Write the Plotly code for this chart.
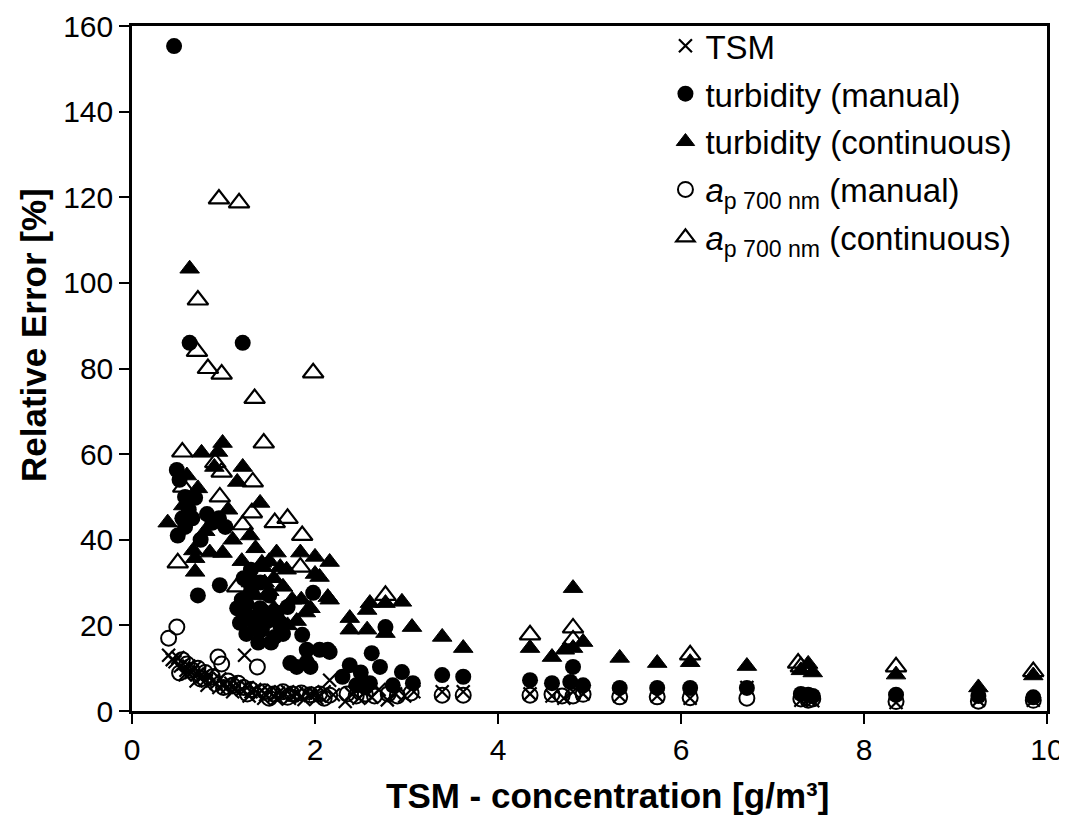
import plotly.graph_objects as go

# ---- data ----
tsm_x = [0.40,0.44,0.47,0.50,0.53,0.56,0.59,0.62,0.65,0.68,0.71,0.74,0.77,0.80,0.84,0.88,0.92,0.96,1.00,1.04,
         1.08,1.12,1.16,1.20,1.23,1.26,1.30,1.34,1.38,1.42,1.46,1.50,1.55,1.60,1.65,1.70,1.75,1.80,1.85,1.90,
         1.95,2.00,2.05,2.10,2.16,2.20,2.33,2.40,2.48,2.55,2.62,2.70,2.79,2.88,2.98,3.08,3.39,3.62,4.35,4.59,
         4.72,4.82,4.93,5.33,5.74,6.10,6.72,7.31,7.39,7.44,8.35,9.25,9.85,
         0.58,0.70,0.82,0.95,1.10,1.28,1.44,1.58,1.72,1.88,2.02]
tsm_y = [13.0,12.0,11.5,12.5,10.5,11.0,9.5,10.5,9.0,10.0,8.5,9.0,8.0,7.2,8.5,7.0,6.5,7.5,6.0,5.5,
         6.5,5.0,6.0,5.0,13.0,5.5,4.5,5.0,4.0,4.8,3.8,4.5,3.5,4.2,3.8,4.5,3.6,4.0,3.4,4.2,
         3.6,4.0,3.5,4.5,7.2,3.8,2.2,4.0,3.0,4.5,3.2,5.0,2.6,4.0,3.5,4.5,4.5,4.5,4.0,3.5,
         3.0,4.5,4.0,3.5,3.5,3.0,5.5,2.5,2.8,2.4,2.0,2.5,2.5,
         8.5,7.0,6.0,5.5,4.5,3.5,3.0,2.8,3.0,2.7,3.0]

turb_man_x = [0.46,0.63,1.21,0.49,0.52,0.50,0.55,0.58,0.62,0.69,0.75,0.82,0.88,0.95,1.02,0.72,0.96,1.18,1.22,1.25,
              1.28,1.30,1.33,1.37,1.38,1.40,1.45,1.50,1.56,1.62,1.70,1.86,1.98,1.91,2.05,2.14,1.73,1.80,1.95,1.91,
              2.16,2.38,2.45,2.55,2.62,2.71,2.77,2.85,2.95,3.07,3.39,3.62,4.35,4.59,4.79,4.82,4.93,5.33,5.74,6.10,
              6.72,7.31,7.39,7.44,8.35,9.25,9.85,
              1.20,1.25,1.32,1.42,1.48,1.52,1.58,1.65,1.30,1.15,1.40,0.58,0.66,2.30,2.50,2.60]
turb_man_y = [155.3,86.0,86.0,56.3,54.0,41.0,45.0,43.0,47.0,49.8,40.0,46.0,44.0,45.0,43.0,27.0,29.4,20.6,31.0,25.0,
              22.0,28.0,30.0,19.0,16.0,24.0,23.0,27.0,17.3,20.0,24.3,17.8,27.6,14.3,14.3,14.3,11.2,10.3,10.3,11.4,
              13.8,10.7,6.0,5.5,13.5,10.3,19.6,6.0,9.1,6.5,8.4,8.0,7.2,6.5,6.8,10.3,6.0,5.4,5.4,5.4,
              5.4,4.0,3.8,3.5,3.8,3.5,3.2,
              26.0,18.0,21.0,19.0,21.0,16.0,23.0,18.0,33.0,24.0,30.0,50.0,45.0,8.0,9.0,6.5]

turb_cont_x = [0.63,0.99,0.94,0.76,1.21,1.15,1.40,0.56,0.39,1.29,0.67,0.85,0.99,1.58,1.84,2.00,2.16,1.42,1.69,2.00,
               0.69,0.69,1.43,1.62,2.05,2.14,2.16,0.60,0.72,0.90,1.05,1.10,0.80,1.30,1.35,1.50,1.55,1.60,1.75,1.80,
               1.90,1.25,2.38,2.38,2.57,2.57,2.60,2.95,2.77,2.77,3.06,3.39,3.62,4.35,4.59,4.73,4.82,4.82,4.93,5.33,
               5.74,6.10,6.72,7.31,7.39,7.44,8.35,9.25,9.85,
               1.35,1.45,1.55,1.65,1.70,1.85,1.95,1.20,1.28,1.50]
turb_cont_y = [103.3,62.6,60.5,60.3,57.0,53.5,48.6,48.0,44.0,41.0,37.5,37.0,36.9,37.0,37.0,36.0,34.8,34.6,33.0,32.0,
               35.7,32.5,33.6,33.6,31.3,26.6,26.0,55.0,52.0,57.0,47.0,40.0,42.0,30.0,27.0,28.0,24.0,22.0,26.0,21.0,
               23.0,22.0,21.7,19.0,23.6,19.0,25.2,25.5,18.2,25.2,19.6,17.3,14.7,14.7,12.6,14.3,14.7,28.7,16.1,12.4,
               11.2,11.4,10.5,9.5,11.0,9.0,8.5,5.5,8.3,
               38.0,30.0,31.0,29.0,20.0,26.0,24.0,35.0,31.0,35.0]

ap_man_x = [0.40,0.49,0.52,0.55,0.60,0.66,0.72,0.80,0.88,0.94,0.98,1.05,1.10,1.16,1.22,1.30,1.37,1.45,1.55,1.65,
            1.75,1.85,1.95,2.05,2.16,2.35,2.45,2.55,2.65,2.80,2.90,3.05,3.39,3.62,4.35,4.59,4.70,4.82,4.93,5.33,
            5.74,6.10,6.72,7.31,7.39,7.44,8.35,9.25,9.85,
            0.75,1.00,1.26,1.50,1.70,2.10]
ap_man_y = [17.0,19.6,8.9,12.0,11.0,9.5,10.0,9.0,8.0,12.6,11.0,7.0,6.0,6.5,5.5,5.0,10.3,4.5,4.0,4.5,
            4.0,4.2,3.8,4.0,3.7,4.0,3.5,4.0,3.5,4.0,3.5,4.2,3.7,3.7,3.7,3.9,3.5,3.5,3.9,3.3,
            3.3,3.1,3.0,2.8,2.5,2.8,2.2,2.3,2.5,
            7.5,5.5,4.0,3.0,3.2,3.0]

ap_cont_x = [0.95,1.17,0.72,0.71,0.83,0.98,1.98,1.34,1.44,0.55,0.91,0.98,1.32,0.56,0.96,1.31,1.56,1.70,1.21,1.86,
             0.50,1.84,1.15,2.77,4.35,4.82,4.82,6.10,7.28,7.31,8.35,9.85]
ap_cont_y = [119.6,118.7,96.0,84.0,80.0,78.7,79.0,73.0,62.6,60.5,58.0,55.8,53.5,52.3,50.0,46.3,44.0,45.0,43.5,41.0,
             34.6,33.6,29.0,27.0,17.8,19.4,16.6,13.1,11.2,10.3,10.3,9.2]

names = ["TSM", "turbidity (manual)", "turbidity (continuous)",
         "<i>a</i><sub>p 700 nm</sub> (manual)", "<i>a</i><sub>p 700 nm</sub> (continuous)"]

x_ticks = [0, 2, 4, 6, 8, 10]
y_ticks = [0, 20, 40, 60, 80, 100, 120, 140, 160]

fig = go.Figure()
fig.add_trace(go.Scatter(x=tsm_x, y=tsm_y, mode="markers", name=names[0], legendgroup="a",
                         marker=dict(symbol="x-thin", size=13, line=dict(color="black", width=2.2))))
fig.add_trace(go.Scatter(x=turb_man_x, y=turb_man_y, mode="markers", name=names[1], legendgroup="b",
                         marker=dict(symbol="circle", size=16, color="black", line=dict(color="black", width=0))))
fig.add_trace(go.Scatter(x=turb_cont_x, y=turb_cont_y, mode="markers", name=names[2], legendgroup="c",
                         marker=dict(symbol="triangle-up", size=17, color="black", line=dict(color="black", width=1))))
fig.add_trace(go.Scatter(x=ap_man_x, y=ap_man_y, mode="markers", name=names[3], legendgroup="d",
                         marker=dict(symbol="circle-open", size=15, color="black", line=dict(color="black", width=2))))
fig.add_trace(go.Scatter(x=ap_cont_x, y=ap_cont_y, mode="markers", name=names[4], legendgroup="e",
                         marker=dict(symbol="triangle-up-open", size=18, color="black", line=dict(color="black", width=2.2))))

base_font = "Liberation Sans, Arial, sans-serif"
tick_font = "Liberation Sans Narrow, Arial Narrow, Liberation Sans, Arial, sans-serif"

fig.update_layout(
    width=1067, height=819,
    # the page body adds an 8 px offset; margins compensate so the plot box lands where the reference has it
    margin=dict(l=124, r=28, t=18, b=116, autoexpand=False),
    paper_bgcolor="white", plot_bgcolor="white",
    font=dict(family=base_font, color="black"),
    showlegend=True,
    legend=dict(x=0.583, y=1.012, xanchor="left", yanchor="top",
                font=dict(size=33, family=base_font, color="black"),
                bgcolor="rgba(0,0,0,0)", borderwidth=0,
                traceorder="grouped", tracegroupgap=2),
    xaxis=dict(range=[0, 10], tickvals=x_ticks, ticktext=[str(v) for v in x_ticks],
               showgrid=False, zeroline=False, showline=True, linecolor="black", linewidth=2.5,
               mirror=True, ticks="outside", ticklen=10, tickwidth=2, tickcolor="black",
               tickfont=dict(size=30, family=tick_font, color="black")),
    yaxis=dict(range=[0, 160], tickvals=y_ticks, ticktext=[str(v) for v in y_ticks],
               showgrid=False, zeroline=False, showline=True, linecolor="black", linewidth=2.5,
               mirror=True, ticks="outside", ticklen=10, tickwidth=2, tickcolor="black",
               tickfont=dict(size=30, family=tick_font, color="black")),
    annotations=[
        dict(text="<b>TSM - concentration [g/m³]</b>", xref="paper", yref="paper",
             x=0.52, y=-0.123, xanchor="center", yanchor="middle", showarrow=False,
             font=dict(size=35, family=base_font, color="black")),
        dict(text="<b>Relative Error [%]</b>", xref="paper", yref="paper",
             x=-0.107, y=0.549, xanchor="center", yanchor="middle", showarrow=False, textangle=-90,
             font=dict(size=35, family=base_font, color="black")),
    ],
)

fig.write_html("out.html")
++++++++
● Written request
Restate the data word for word from its first line through the line with "import plotly.graph_objects as go", leaving out any picture along the way.

● Result
Write the Plotly code for this chart.
import plotly.graph_objects as go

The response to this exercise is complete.